Regarding the assessment that we undertook, we examined the plans, targets, policy tools and initiatives for the transport sector in each draft NECP. As the chart below shows, we found that only Finland and Italy submitted a draft NECP with a clear and coherent transport plan where all renewable technologies are considered. A handful of countries (CZ, FR, GR, HU, SI) apply a comprehensive approach to renewable energy technologies in transport, furthermore, Spain’s transport decarbonisation pathway could be considered clear.
The cost of transport decarbonisation is key, yet it is only discussed in two NECPs in any meaningful way. The carbon abatement cost of transport decarbonisation is the ultimate metric to gauge if a policy is cost effective or not. No draft NECPs contains a carbon abatement cost calculation or a ranking based on costs of the transport decarbonisation options. It is that an ambitious policy whose cost is unknown (or hidden) will lose public support when the costs become known and real. Furthermore, it is unlikely that citizens of one country will continue to support a set of policy measures costing two or three times as much per ton of carbon abated than in a neighbouring country with more cost-effective policies while achieving the same climate outcomes.

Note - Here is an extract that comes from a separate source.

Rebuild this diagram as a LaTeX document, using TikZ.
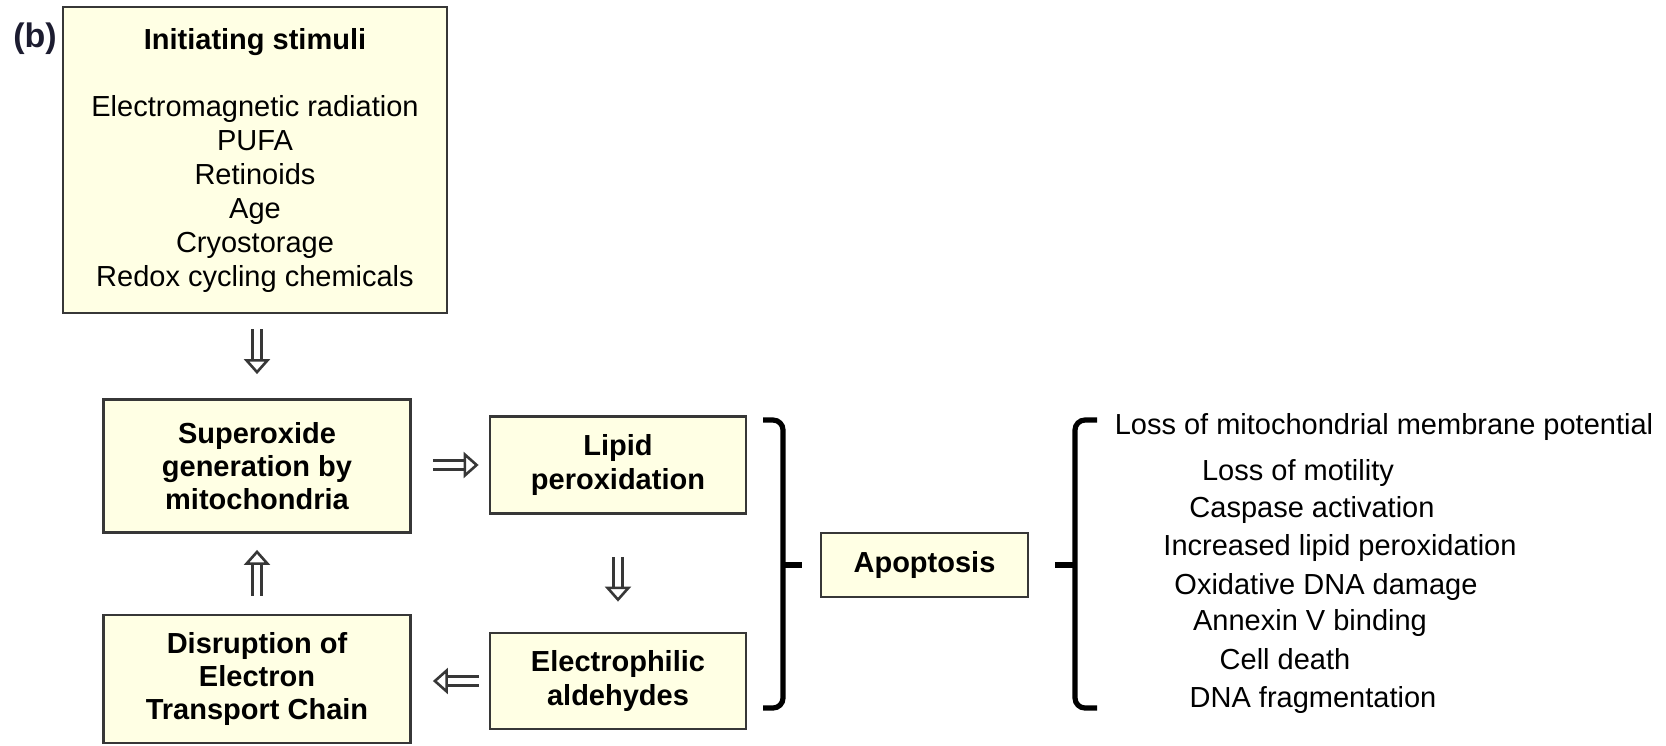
\documentclass[tikz,border=0pt]{standalone}
\usepackage{fontspec}
\setmainfont{Liberation Sans}
\usetikzlibrary{arrows.meta}

\definecolor{boxfill}{RGB}{255,255,228}
\definecolor{boxline}{RGB}{55,55,55}
\definecolor{arrline}{RGB}{55,55,55}
\definecolor{tagcol}{RGB}{28,28,48}

\begin{document}
\begin{tikzpicture}[
  x=0.5pt, y=-0.5pt,
  box/.style={draw=boxline, fill=boxfill, line width=1.4pt, align=center, inner sep=0pt,
              font=\fontsize{14.5}{16.6}\selectfont\bfseries},
  hollow/.style={draw=arrline, double=white, line width=1.3pt, double distance=3.2pt,
                 -{Triangle[fill=white, line width=1.3pt, length=7.5pt, width=13pt]}},
  brk/.style={line width=2.6pt, rounded corners=5pt},
  lst/.style={font=\fontsize{14.5}{17}\selectfont, inner sep=0pt, text height=10.5pt, text depth=3pt}
]
\useasboundingbox (0,0) rectangle (1666,745);

\node[font=\fontsize{17}{20}\selectfont\bfseries, text=tagcol] (tag) at (35,39) {(b)};

\node[box, font=\fontsize{14.5}{17}\selectfont, minimum width=192pt, minimum height=153pt] (stim) at (255,160)
  {\textbf{Initiating stimuli}\\[16.5pt]Electromagnetic radiation\\PUFA\\Retinoids\\Age\\Cryostorage\\Redox cycling chemicals};
\node[box, minimum width=153.5pt, minimum height=66.5pt] (sup) at (257,466) {Superoxide\\generation by\\mitochondria};
\node[box, minimum width=128pt, minimum height=48.5pt] (lip) at (618,465) {Lipid\\peroxidation};
\node[box, minimum width=128pt, minimum height=48pt] (ele) at (618,681) {Electrophilic\\aldehydes};
\node[box, minimum width=153.5pt, minimum height=64pt] (dis) at (257,679) {Disruption of\\Electron\\Transport Chain};
\node[box, minimum width=103.5pt, minimum height=32pt] (apo) at (924.5,565) {Apoptosis};

\draw[hollow, shorten <=7.5pt, shorten >=12pt] (sup.north |- stim.south) -- (sup.north);
\draw[hollow, shorten <=10.5pt, shorten >=5pt] (sup.east |- lip.west) -- (lip.west);
\draw[hollow, shorten <=21pt, shorten >=15pt] (lip.south) -- (ele.north);
\draw[hollow, shorten <=5pt, shorten >=10.5pt] (ele.west) -- (ele.west -| dis.east);
\draw[hollow, shorten <=9pt, shorten >=8pt] (dis.north) -- (sup.south);

% brackets
\draw[brk] (763,420) -- (783,420) -- (783,708) -- (763,708);
\draw[brk] (783,565) -- (802,565);
\draw[brk] (1097,420) -- (1075,420) -- (1075,708) -- (1097,708);
\draw[brk] (1055,565) -- (1075,565);

\node[lst] (l1) at (1384,427) {Loss of mitochondrial membrane potential};
\node[lst] (l2) at (1298,473) {Loss of motility};
\node[lst] (l3) at (1312,510) {Caspase activation};
\node[lst] (l4) at (1340,548) {Increased lipid peroxidation};
\node[lst] (l5) at (1326,587) {Oxidative DNA damage};
\node[lst] (l6) at (1310,623) {Annexin V binding};
\node[lst] (l7) at (1285,662) {Cell death};
\node[lst] (l8) at (1313,700) {DNA fragmentation};
\end{tikzpicture}
\end{document}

Logic, and history, show that when climate plans are derailed by public protest, the beneficiary is fossil fuel. The most effective way to preserve oil’s status quo is to have climate policies that result in a public backlash. Therefore, only robust, ambitious and cost-effective final NECPs stand a chance to reign in fossil fuel dominance.
Public consultations play a key role in developing well-thought-out plans. Less than half of Member States held a public consultation for the draft NECPs. For the final NECPs EU regulation prescribes that public consultation must be carried out.

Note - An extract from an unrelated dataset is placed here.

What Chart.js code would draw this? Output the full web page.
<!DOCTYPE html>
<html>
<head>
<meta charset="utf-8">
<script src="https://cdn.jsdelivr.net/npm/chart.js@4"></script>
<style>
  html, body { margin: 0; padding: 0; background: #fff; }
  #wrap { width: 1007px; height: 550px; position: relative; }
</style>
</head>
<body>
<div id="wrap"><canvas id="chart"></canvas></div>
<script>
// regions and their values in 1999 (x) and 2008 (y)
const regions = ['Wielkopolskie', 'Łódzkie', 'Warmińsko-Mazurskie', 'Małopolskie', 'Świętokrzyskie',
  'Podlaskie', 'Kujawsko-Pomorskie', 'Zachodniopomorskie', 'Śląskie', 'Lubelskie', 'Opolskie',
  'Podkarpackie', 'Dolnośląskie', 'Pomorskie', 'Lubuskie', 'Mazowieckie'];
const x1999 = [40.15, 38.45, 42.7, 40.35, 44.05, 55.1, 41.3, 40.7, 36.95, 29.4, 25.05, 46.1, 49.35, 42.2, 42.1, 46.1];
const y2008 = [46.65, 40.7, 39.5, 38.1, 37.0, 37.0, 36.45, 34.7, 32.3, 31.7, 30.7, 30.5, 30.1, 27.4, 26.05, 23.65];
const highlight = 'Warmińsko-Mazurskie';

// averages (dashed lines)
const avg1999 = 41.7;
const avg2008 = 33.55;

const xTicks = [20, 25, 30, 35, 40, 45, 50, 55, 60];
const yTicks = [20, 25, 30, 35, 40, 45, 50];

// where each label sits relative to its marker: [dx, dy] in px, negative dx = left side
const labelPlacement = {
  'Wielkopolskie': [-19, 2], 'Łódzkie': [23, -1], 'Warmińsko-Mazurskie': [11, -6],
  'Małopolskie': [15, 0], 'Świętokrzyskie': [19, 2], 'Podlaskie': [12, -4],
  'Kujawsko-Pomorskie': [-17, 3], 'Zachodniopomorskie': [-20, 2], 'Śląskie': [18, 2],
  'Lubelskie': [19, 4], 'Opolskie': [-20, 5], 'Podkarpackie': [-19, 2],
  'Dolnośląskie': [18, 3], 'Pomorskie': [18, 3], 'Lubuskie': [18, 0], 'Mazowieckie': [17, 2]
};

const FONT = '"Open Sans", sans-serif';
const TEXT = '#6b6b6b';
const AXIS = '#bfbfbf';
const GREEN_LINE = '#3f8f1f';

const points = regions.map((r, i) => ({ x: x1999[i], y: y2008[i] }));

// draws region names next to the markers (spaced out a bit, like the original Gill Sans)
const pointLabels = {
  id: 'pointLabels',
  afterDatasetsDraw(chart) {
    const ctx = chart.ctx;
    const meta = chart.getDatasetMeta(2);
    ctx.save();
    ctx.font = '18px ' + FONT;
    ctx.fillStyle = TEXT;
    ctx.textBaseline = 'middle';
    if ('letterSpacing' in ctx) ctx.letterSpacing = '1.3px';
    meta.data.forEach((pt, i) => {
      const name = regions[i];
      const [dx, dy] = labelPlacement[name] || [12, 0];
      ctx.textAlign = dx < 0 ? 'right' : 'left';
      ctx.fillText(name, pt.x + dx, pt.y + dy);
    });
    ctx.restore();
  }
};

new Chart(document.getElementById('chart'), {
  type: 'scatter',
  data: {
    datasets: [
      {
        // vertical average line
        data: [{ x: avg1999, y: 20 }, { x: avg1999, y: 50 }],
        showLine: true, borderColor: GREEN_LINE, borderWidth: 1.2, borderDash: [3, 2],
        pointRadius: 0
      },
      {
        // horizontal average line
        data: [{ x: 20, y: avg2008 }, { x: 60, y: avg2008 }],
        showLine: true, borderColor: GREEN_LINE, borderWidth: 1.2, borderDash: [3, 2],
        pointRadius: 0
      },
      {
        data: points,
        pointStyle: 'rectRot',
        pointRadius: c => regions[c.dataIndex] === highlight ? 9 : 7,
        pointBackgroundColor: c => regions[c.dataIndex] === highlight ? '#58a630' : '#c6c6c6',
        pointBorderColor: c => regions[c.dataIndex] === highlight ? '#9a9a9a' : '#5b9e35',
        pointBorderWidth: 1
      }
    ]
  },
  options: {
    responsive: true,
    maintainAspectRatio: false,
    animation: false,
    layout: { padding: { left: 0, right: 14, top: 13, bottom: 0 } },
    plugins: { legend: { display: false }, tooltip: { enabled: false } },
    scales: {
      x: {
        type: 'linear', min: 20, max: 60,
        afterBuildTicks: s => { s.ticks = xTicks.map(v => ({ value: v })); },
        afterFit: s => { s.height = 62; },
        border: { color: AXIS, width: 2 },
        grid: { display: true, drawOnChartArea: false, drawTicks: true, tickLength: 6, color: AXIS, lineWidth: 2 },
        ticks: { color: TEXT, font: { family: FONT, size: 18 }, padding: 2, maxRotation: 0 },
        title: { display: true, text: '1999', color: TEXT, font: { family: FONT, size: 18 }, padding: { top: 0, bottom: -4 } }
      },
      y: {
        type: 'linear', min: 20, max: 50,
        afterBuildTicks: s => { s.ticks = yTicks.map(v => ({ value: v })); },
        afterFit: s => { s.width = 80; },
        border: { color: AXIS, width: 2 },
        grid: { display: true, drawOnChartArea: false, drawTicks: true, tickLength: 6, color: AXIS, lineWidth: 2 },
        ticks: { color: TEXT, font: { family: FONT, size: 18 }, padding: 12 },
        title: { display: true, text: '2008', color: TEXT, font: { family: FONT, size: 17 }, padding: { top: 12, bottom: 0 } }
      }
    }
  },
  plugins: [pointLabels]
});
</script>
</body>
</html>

Based on the available literature, we calculated a transport sector carbon abatement cost under each NECP. The aim of the estimation was to indicate the rough magnitude of how much it would cost to abate 1 ton of carbon emission from transport. The figures are not intended to be definitive. It is the task of each Member State and the European Commission to come up with more precise calculations.

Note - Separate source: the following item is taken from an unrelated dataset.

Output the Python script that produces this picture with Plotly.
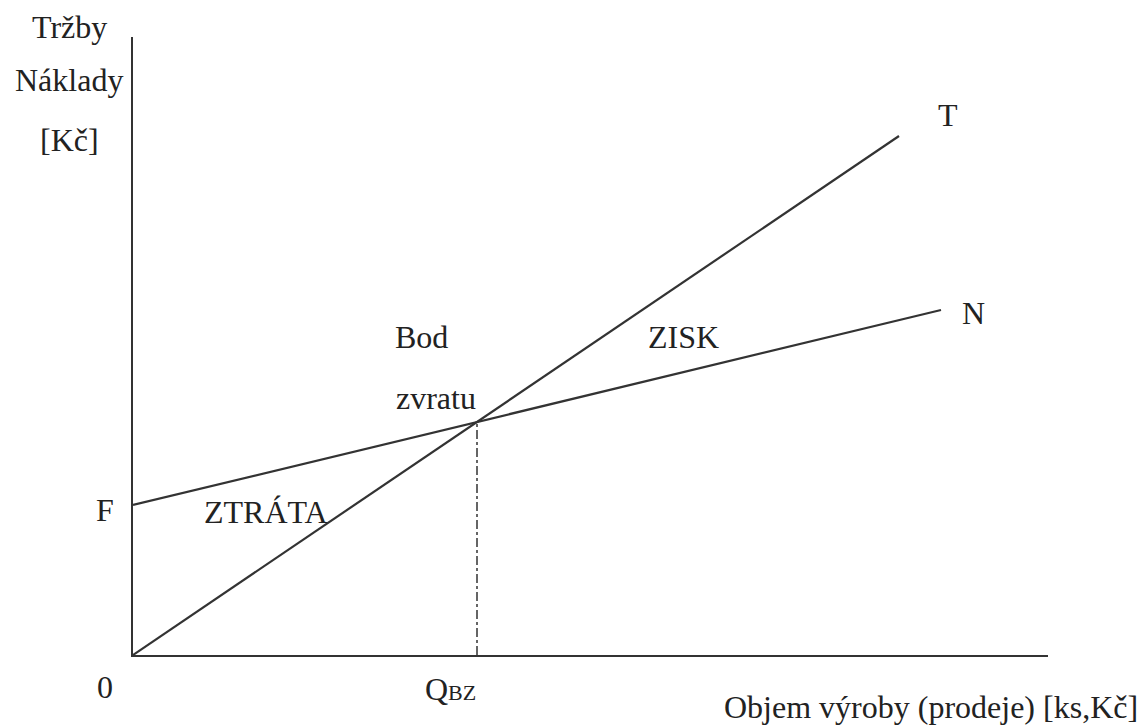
import plotly.graph_objects as go

# Break-even chart data (axis units)
t_x = [0, 766]          # Tržby (revenue) line
t_y = [0, 519]
n_x = [0, 808]          # Náklady (costs) line
n_y = [150, 345]
q_bz = 344              # break-even quantity
bz_y = 233              # value at break-even point

x_max = 915
y_max = 618

FONT = "Liberation Serif"
FS = 32
TXT = "#222222"
LINE = "#333333"

fig = go.Figure()
fig.add_trace(go.Scatter(x=t_x, y=t_y, mode="lines",
                         line=dict(color=LINE, width=2.2), hoverinfo="skip"))
fig.add_trace(go.Scatter(x=n_x, y=n_y, mode="lines",
                         line=dict(color=LINE, width=2.2), hoverinfo="skip"))
fig.add_trace(go.Scatter(x=[q_bz, q_bz], y=[0, bz_y], mode="lines",
                         line=dict(color=LINE, width=1.5, dash="dashdot"),
                         hoverinfo="skip"))

# label positions in axis units (converted to paper fractions below)
labels = [
    ("Tržby", -63, 628),
    ("Náklady", -64, 575),
    ("[Kč]", -64, 515),
    ("F", -28, 145),
    ("ZTRÁTA", 133, 143),
    ("Bod", 288, 318),
    ("zvratu", 303, 257),
    ("ZISK", 550, 318),
    ("T", 815, 540),
    ("N", 840, 342),
    ("0", -28, -32),
    ("Q<span style='font-size:22px'>BZ</span>", 317, -34),
    ("Objem výroby (prodeje) [ks,Kč]", 798, -52),
]
for text, x, y in labels:
    fig.add_annotation(x=x / x_max, y=y / y_max, xref="paper", yref="paper",
                       xanchor="center", yanchor="middle",
                       text=text, showarrow=False,
                       font=dict(family=FONT, size=FS, color=TXT))

fig.update_layout(
    width=1140, height=717,
    margin=dict(l=125, r=100, t=29, b=70),
    paper_bgcolor="white", plot_bgcolor="white",
    showlegend=False,
    xaxis=dict(range=[0, x_max], showgrid=False, zeroline=False,
               showticklabels=False, ticks="", showline=True,
               linecolor=LINE, linewidth=2, fixedrange=True),
    yaxis=dict(range=[0, y_max], showgrid=False, zeroline=False,
               showticklabels=False, ticks="", showline=True,
               linecolor=LINE, linewidth=2, fixedrange=True),
)

fig.write_html("out.html", config={"displayModeBar": False})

Our results show a transport carbon abatement cost of more than €500 on average in the EU under the NECPs, and there is a wide variation across countries. Compared to other sectors, transport decarbonisation is nowhere cheap, it is difficult to find technologies that cost less than a hundred Euros a ton, commonplace in other sectors. The chart below shows that in terms of cost of decarbonisation a lot depends on the choice of transport pathways and technologies.2 A given Euro will deliver substantially more carbon reduction in countries with well thought through transport policies.
It is important to note that in its communication3, the European Commission did not raise any significant objections or recommend any structural changes to any NECP as in general its major comment was a call to increase the ambition. This per se leads to the conclusion that the Commission has in fact approved the part regarding the transport policies of the draft NECPs. Our assessment shows that major revisions are needed if the final NECPs are to stand a decent chance of bringing about cost-effective transport decarbonisation before 2030.
In conclusion, most draft NECPs do not present a robust transport decarbonisation pathway between 2020 and 2030. The draft plans appear to be insufficiently clear and coherent to be aggregated at EU level into a meaningful evaluation of whether the EU will meet its Paris Agreement obligations.